Fayetteville health board offers help to schools opening

John L Colbert, Fayetteville Public Schools superintendent, listens to Gov. Asa Hutchinson speak Wednesday during his daily covid-19 briefing at Washington Regional Medical Center in Fayetteville. The city's board of health wants to assist schools with reopening, with recommendations from the newly appointed city public health officer. (NWA Democrat-Gazette/David Gottschalk)
John L Colbert, Fayetteville Public Schools superintendent, listens to Gov. Asa Hutchinson speak Wednesday during his daily covid-19 briefing at Washington Regional Medical Center in Fayetteville. The city's board of health wants to assist schools with reopening, with recommendations from the newly appointed city public health officer. (NWA Democrat-Gazette/David Gottschalk)

FAYETTEVILLE -- The city's board of health has school openings on its mind.

Marti Sharkey, a pediatrician with a private practice and a background in infectious diseases, joined the board for the first time Wednesday via Zoom after being selected as the city's public health officer. She said she had two concerns with schools opening.

Contact tracing and quarantining could become a nightmare if cases emerge at public junior high and high schools, Sharkey said. She recommended significant block scheduling, such as four classes per semester.

Private schools opening five days a week at full enrollment will need to be monitored closely, Sharkey said. She offered to draft a letter for schools to use with some recommendations and information.

Fayetteville Public Schools will allow parents to choose either online-only classes for their children or a hybrid of in-person and online instruction. In the hybrid model, students will go to school two days per week with three days online, attending school from home.

Gov. Asa Hutchinson has said Fayetteville's strategy strays from the state's Ready for Learning plan, which calls for students to attend in-person classes daily.

Board Chairman Hershey Garner, physician with Highlands Oncology Group, said sending the letter to the School District should be top among the list of Sharkey's duties as the newly appointed public health officer. The City Council affirmed her appointment Tuesday.

Garner expressed concern over testing capacity once students return to class.

"In a few weeks, we're going to have the university ramping up and school systems ramping up, and the demand is going to follow that," he said. "I don't see how we're going to manage that."

The university has developed a partnership with a private laboratory in Little Rock to potentially test hundreds of students a day, said board member Huda Sharaf, medical director at the Pat Walker Health Center. The hope is to be able to test anyone in the university community, she said.

"They key is to be able to test asymptomatic students," Sharaf said. "We wanted to be able to have robust enough testing to be able to offer that."

Gary Berner, chief medical officer at Community Clinic, and Lenny Whiteman, vice president of managed care at Washington Regional Medical Center, both said results can take close to two weeks to come back for asymptomatic patients. Results for priority patients, meaning those showing symptoms or at high risk, typically take one or two days.
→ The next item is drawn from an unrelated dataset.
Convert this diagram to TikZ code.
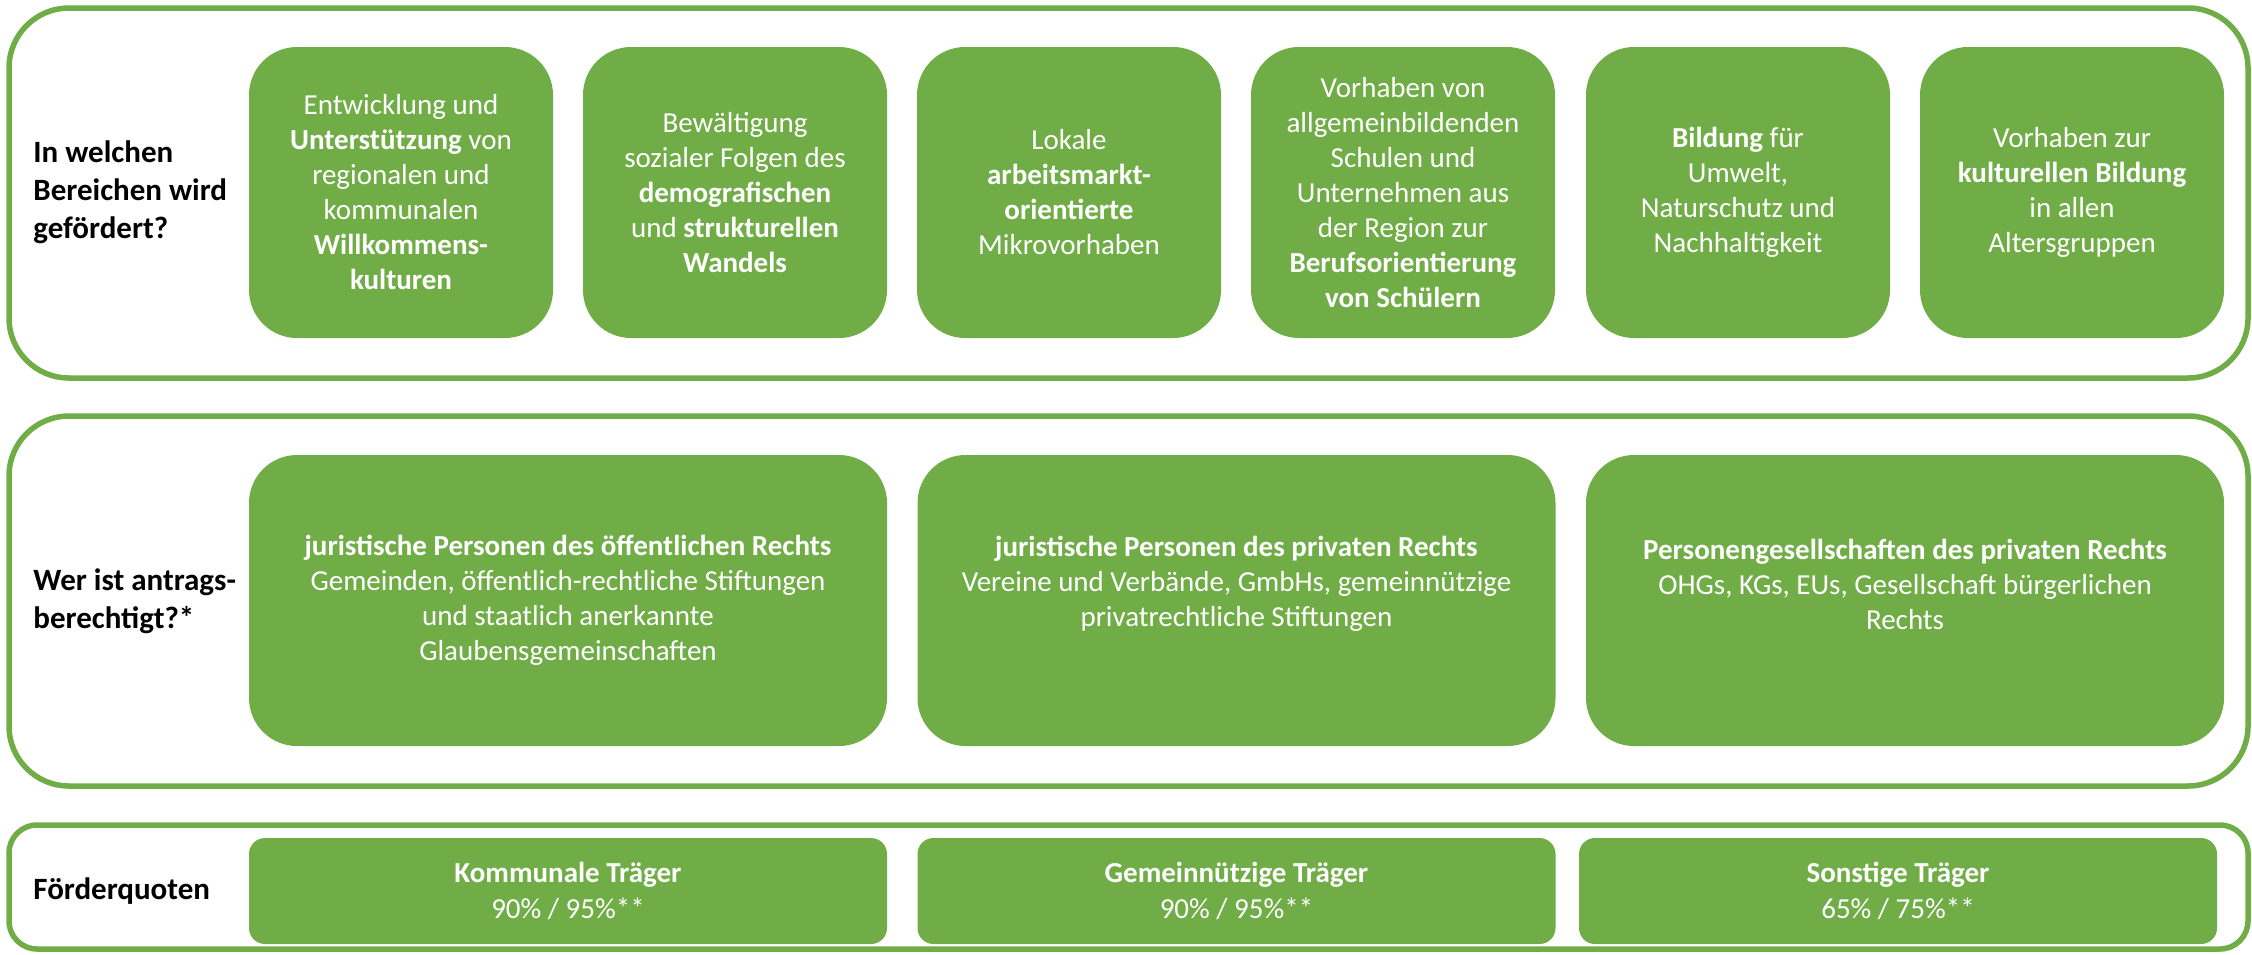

The good news, Whiteman said, is hospitalizations appear to be dropping in Northwest Arkansas. Washington Regional, for instance, had 41 cases a week ago, but dropped to 29 Wednesday, he said.

"We certainly hope that's a trend that continues," Whiteman said.

Hospitalization time varies for each patient, he said. The average stay for a covid patient has been about a week, although Whiteman said he's seen patients have to stay for 20 days or more.

Washington Regional is well supplied with personal protective equipment, but that could change with a surge in cases, Whiteman said.